Explica Fernando Lázaro, uno de los periodistas que mejor trabajan en Madrid en el área de Interior, en un artículo publicado hace un año y que llevaba por título El comisario más oscuro, que el comisario del Cuerpo Nacional de Policía José Manuel Villarejo es un veterano policía que se encuentra en "servicios especiales". Está adscrito a la Dirección Adjunta Operativa "pero en realidad no depende de nadie. Es un comisario pero no tiene comisaría, hace y deshace, y desde el siglo pasado aparece relacionado con asuntos de lo más escabrosos y todos con vinculaciones políticas". Pues bien, el Villarejo en cuestión, y sigo copiando a Lázaro, "para muchos es un héroe que hace lo que nadie se atreve y tira por la calle de en medio".

Este miércoles en el juzgado de instrucción número 2 de Madrid, Villarejo ha dado algunos ejemplos de lo que era tirar por la calle de en medio al declarar que había colaborado en una célula del Ministerio del Interior en una actividad, la 'Operación Catalunya', que tenía como objetivo frenar el proceso de independencia de Catalunya. O sea, una policía política. Las declaraciones de Villarejo, que comparecía como investigado por el caso del pequeño Nicolás, no provocaron, al parecer, ninguna pregunta por parte de los abogados, ni del fiscal, ni del juez y no habrían sido conocidas si uno de los presentes en la sala no lo hubiera contado al salir. El hecho de que esta declaración llegue después de las grabaciones de Fernández Díaz y de Daniel de Alfonso en 2014 hablando también de fabricar pruebas falsas contra líderes independentistas no hace más que corroborar la percepción de una operación de amplio abasto.
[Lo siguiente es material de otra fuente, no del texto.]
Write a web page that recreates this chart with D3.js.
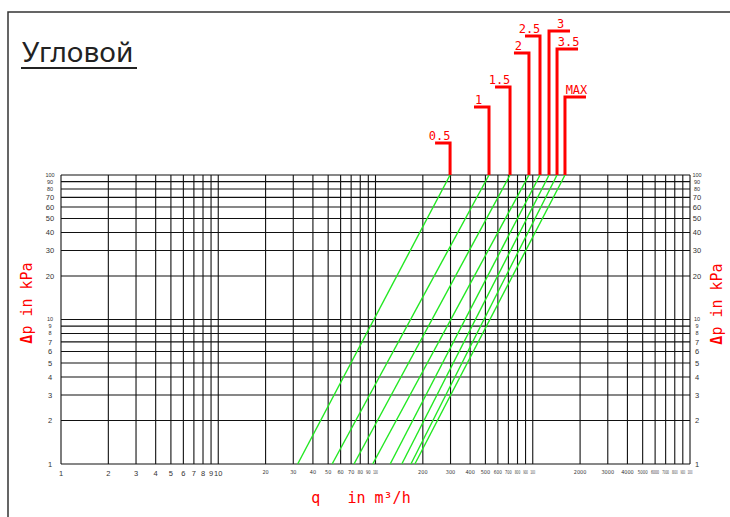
<!DOCTYPE html>
<html>
<head>
<meta charset="utf-8">
<script src="https://cdn.jsdelivr.net/npm/d3@7"></script>
<style>
  body { margin: 0; background: #fff; }
  svg { display: block; }
  text { white-space: pre; }
</style>
</head>
<body>
<svg id="graph" width="730" height="517"></svg>
<script>
// flow axis ticks (q) and pressure axis ticks (dp, kPa)
var xTicks = [1, 2, 3, 4, 5, 6, 7, 8, 9, 10,
    20, 30, 40, 50, 60, 70, 80, 90, 100,
    200, 300, 400, 500, 600, 700, 800, 900, 1000,
    2000, 3000, 4000, 5000, 6000, 7000, 8000, 9000, 10000];
var yTicks = [1, 2, 3, 4, 5, 6, 7, 8, 9, 10,
    20, 30, 40, 50, 60, 70, 80, 90, 100];

// valve openings and their flow at 1 kPa and at 100 kPa
var openings = ["0.5", "1", "1.5", "2", "2.5", "3", "3.5", "MAX"];
var qAt1 = [32, 53, 73, 96, 124, 147, 168, 178];
var qAt100 = [298, 527, 717, 946, 1112, 1269, 1427, 1603];

(function() {
    var svg = d3.select("#graph");

    var x = d3.scaleLog().domain([1, 10000]).range([61, 690]);
    var y = d3.scaleLog().domain([1, 100]).range([464, 175]);

    // page frame
    svg.append("path")
        .attr("d", "M8,520V12H740")
        .attr("fill", "none")
        .attr("stroke", "#333")
        .attr("stroke-width", 1.5);

    // title
    svg.append("text")
        .attr("x", 22).attr("y", 62)
        .attr("font-family", "Noto Sans")
        .attr("font-size", 28)
        .attr("fill", "#222")
        .text("Угловой");
    svg.append("line")
        .attr("x1", 21).attr("x2", 137)
        .attr("y1", 68).attr("y2", 68)
        .attr("stroke", "#222").attr("stroke-width", 2.2);

    // grid
    var grid = svg.append("g").attr("stroke", "#111").attr("stroke-width", 1.1);
    grid.selectAll(".gx").data(xTicks).join("line")
        .attr("x1", d => x(d)).attr("x2", d => x(d))
        .attr("y1", y(1)).attr("y2", y(100));
    grid.selectAll(".gy").data(yTicks).join("line")
        .attr("y1", d => y(d)).attr("y2", d => y(d))
        .attr("x1", x(1)).attr("x2", x(10000));

    // room (px) to the nearest neighbouring tick, used to squeeze crowded labels
    var xGap = xTicks.map((d, i) => Math.min(
        i > 0 ? x(d) - x(xTicks[i - 1]) : 99,
        i < xTicks.length - 1 ? x(xTicks[i + 1]) - x(d) : 99));
    var yGap = yTicks.map((d, i) => Math.min(
        i > 0 ? y(yTicks[i - 1]) - y(d) : 99,
        i < yTicks.length - 1 ? y(d) - y(yTicks[i + 1]) : 99));

    // y tick labels both sides
    var lab = svg.append("g")
        .attr("font-family", "Liberation Sans")
        .attr("fill", "#333")
        .attr("text-anchor", "middle");
    [50, 697].forEach(function(px) {
        lab.append("g").selectAll("text").data(yTicks).join("text")
            .attr("x", px).attr("y", d => y(d)).attr("dy", "0.35em")
            .attr("font-size", (d, i) => yGap[i] < 8 ? 5.5 : 7.5)
            .text(d => d);
    });

    // x tick labels
    lab.append("g").selectAll("text").data(xTicks).join("text")
        .attr("x", d => x(d))
        .attr("y", d => d <= 10 ? 476 : 474)
        .attr("font-size", d => d <= 10 ? 7.5 : 5.5)
        .attr("font-family", d => d <= 10 ? "Liberation Sans" : "DejaVu Sans Condensed")
        .each(function(d, i) {
            if (d <= 10) return;
            var w = String(d).length * 3.2;
            if (w > xGap[i] - 2) {
                d3.select(this)
                    .attr("textLength", Math.max(xGap[i] - 2.5, 3))
                    .attr("lengthAdjust", "spacingAndGlyphs");
            }
        })
        .text(d => d);

    // flow lines
    svg.append("g").selectAll("line").data(openings).join("line")
        .attr("x1", (d, i) => x(qAt1[i])).attr("y1", y(1))
        .attr("x2", (d, i) => x(qAt100[i])).attr("y2", y(100))
        .attr("stroke", "#22e822").attr("stroke-width", 1.4);

    // opening markers
    var markerTop = [143, 107, 87, 53, 36, 31, 49, 97];
    var red = "#ff0000";
    var mk = svg.append("g").attr("fill", "none").attr("stroke", red).attr("stroke-width", 3);
    var labs = svg.append("g")
        .attr("font-family", "DejaVu Sans Mono")
        .attr("font-size", 12)
        .attr("fill", red)
        .attr("text-anchor", "middle");
    openings.forEach(function(o, i) {
        var px = x(qAt100[i]);
        var top = markerTop[i];
        var left = i < 5;
        var len = left ? 15 : 21;
        var ex = left ? px - len : px + len;
        mk.append("path")
            .attr("d", `M${px},${y(100)}V${top}H${ex}`);
        labs.append("text")
            .attr("x", left ? px - len / 2 - 3 : px + len / 2 + 1)
            .attr("y", top - 3)
            .text(o);
    });

    // axis titles
    function dpTitle(tx, ty) {
        var t = svg.append("text")
            .attr("transform", `translate(${tx},${ty}) rotate(-90)`)
            .attr("text-anchor", "middle")
            .attr("font-family", "DejaVu Sans Mono")
            .attr("font-size", 15)
            .attr("fill", red);
        t.append("tspan").attr("font-weight", "bold").text("Δ");
        t.append("tspan").text("p in kPa");
    }
    dpTitle(32, 303);
    dpTitle(722, 304);
    svg.append("text")
        .attr("x", 361).attr("y", 503)
        .attr("text-anchor", "middle")
        .attr("font-family", "DejaVu Sans Mono")
        .attr("font-size", 15)
        .attr("fill", red)
        .text("q   in m³/h");
})();
</script>
</body>
</html>
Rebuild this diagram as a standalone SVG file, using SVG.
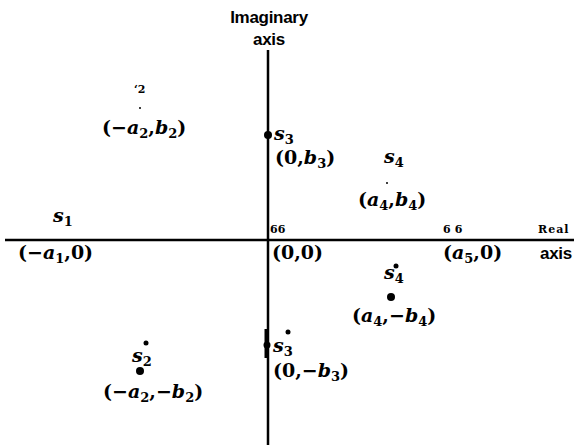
<svg xmlns="http://www.w3.org/2000/svg" width="580" height="445" viewBox="0 0 580 445">
<style>
.lab{font-family:"DejaVu Serif",serif;font-weight:bold;font-size:19px;fill:#000}
.v{font-style:italic}
.sub{font-size:13px}
.sm{font-family:"DejaVu Serif",serif;font-weight:bold;font-size:11px;fill:#000}
.ax{font-family:"Liberation Sans",sans-serif;font-weight:bold;font-size:17px;fill:#000;letter-spacing:-0.3px}
.axis{stroke:#000;stroke-width:2.5;fill:none}
</style>
<rect width="580" height="445" fill="#fff"/>
<g id="connectors">
<line class="axis" x1="268" y1="50" x2="268" y2="445"/>
<line class="axis" x1="5" y1="240" x2="574" y2="240"/>
<line x1="266" y1="329" x2="266" y2="358" stroke="#000" stroke-width="3"/>
</g>
<g id="imag-label">
<text class="ax" x="269" y="23" text-anchor="middle">Imaginary</text>
<text class="ax" x="269" y="45" text-anchor="middle">axis</text>
</g>
<g id="real-label">
<text class="sm" x="538" y="233" font-size="12" letter-spacing="1">Real</text>
<text class="ax" x="540" y="259">axis</text>
</g>
<g id="s2">
<text class="sm" x="134" y="93" font-size="14">‘2</text>
<circle cx="140" cy="108" r="1"/>
<text class="lab" x="102" y="134">(−<tspan class="v">a</tspan><tspan class="sub" dy="4">2</tspan><tspan dy="-4">,</tspan><tspan class="v">b</tspan><tspan class="sub" dy="4">2</tspan><tspan dy="-4">)</tspan></text>
</g>
<g id="s3">
<circle cx="268" cy="135" r="4"/>
<text class="lab" x="274" y="140" font-size="16"><tspan class="v">s</tspan><tspan class="sub" dy="4">3</tspan></text>
<text class="lab" x="275" y="164">(0,<tspan class="v">b</tspan><tspan class="sub" dy="4">3</tspan><tspan dy="-4">)</tspan></text>
</g>
<g id="s4">
<text class="lab" x="384" y="163" font-size="16"><tspan class="v">s</tspan><tspan class="sub" dy="4">4</tspan></text>
<circle cx="387" cy="183" r="1"/>
<text class="lab" x="358" y="206">(<tspan class="v">a</tspan><tspan class="sub" dy="4">4</tspan><tspan dy="-4">,</tspan><tspan class="v">b</tspan><tspan class="sub" dy="4">4</tspan><tspan dy="-4">)</tspan></text>
</g>
<g id="s1">
<text class="lab" x="53" y="222" font-size="16"><tspan class="v">s</tspan><tspan class="sub" dy="4">1</tspan></text>
<text class="lab" x="18" y="259">(−<tspan class="v">a</tspan><tspan class="sub" dy="4">1</tspan><tspan dy="-4">,0)</tspan></text>
</g>
<g id="origin">
<text class="sm" x="270" y="233" font-size="12">66</text>
<text class="lab" x="272" y="259">(0,0)</text>
</g>
<g id="s5">
<text class="sm" x="443" y="233" font-size="12" letter-spacing="4">66</text>
<text class="lab" x="443" y="259">(<tspan class="v">a</tspan><tspan class="sub" dy="4">5</tspan><tspan dy="-4">,0)</tspan></text>
</g>
<g id="s4star">
<circle cx="396" cy="266" r="2.5"/>
<text class="lab" x="384" y="279" font-size="16"><tspan class="v">s</tspan><tspan class="sub" dy="4">4</tspan></text>
<circle cx="391" cy="297" r="4"/>
<text class="lab" x="352" y="322">(<tspan class="v">a</tspan><tspan class="sub" dy="4">4</tspan><tspan dy="-4">,−</tspan><tspan class="v">b</tspan><tspan class="sub" dy="4">4</tspan><tspan dy="-4">)</tspan></text>
</g>
<g id="s3star">
<circle cx="267" cy="345" r="3.5"/>
<circle cx="288" cy="332" r="2.5"/>
<text class="lab" x="273" y="352" font-size="16"><tspan class="v">s</tspan><tspan class="sub" dy="4">3</tspan></text>
<text class="lab" x="273" y="377">(0,−<tspan class="v">b</tspan><tspan class="sub" dy="4">3</tspan><tspan dy="-4">)</tspan></text>
</g>
<g id="s2star">
<circle cx="146" cy="343" r="2.5"/>
<text class="lab" x="132" y="362" font-size="16"><tspan class="v">s</tspan><tspan class="sub" dy="4">2</tspan></text>
<circle cx="140" cy="371" r="4"/>
<text class="lab" x="103" y="398">(−<tspan class="v">a</tspan><tspan class="sub" dy="4">2</tspan><tspan dy="-4">,−</tspan><tspan class="v">b</tspan><tspan class="sub" dy="4">2</tspan><tspan dy="-4">)</tspan></text>
</g>
</svg>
Uno no puede menos que preguntarse: ¿pero cuánta gente estaba trabajando para acabar con el independentismo catalán? ¿Es posible que ninguno de los cuatro grandes partidos españoles se sienta interpelado ante la evidente vulneración de los más elementales principios de un Estado de derecho? Señor Sánchez, señor Iglesias, señor Rivera, que eso no va de independencia, no se equivoquen. Va de democracia, de libertad. Las elecciones generales del pasado 26 de junio dejaron encima de la mesa un asunto especialmente grave para la salud de la democracia española: se puede proceder a la destrucción de personas por su ideología y ello no merece la más mínima censura electoral. Este no puede ser el final de esta truculenta historia.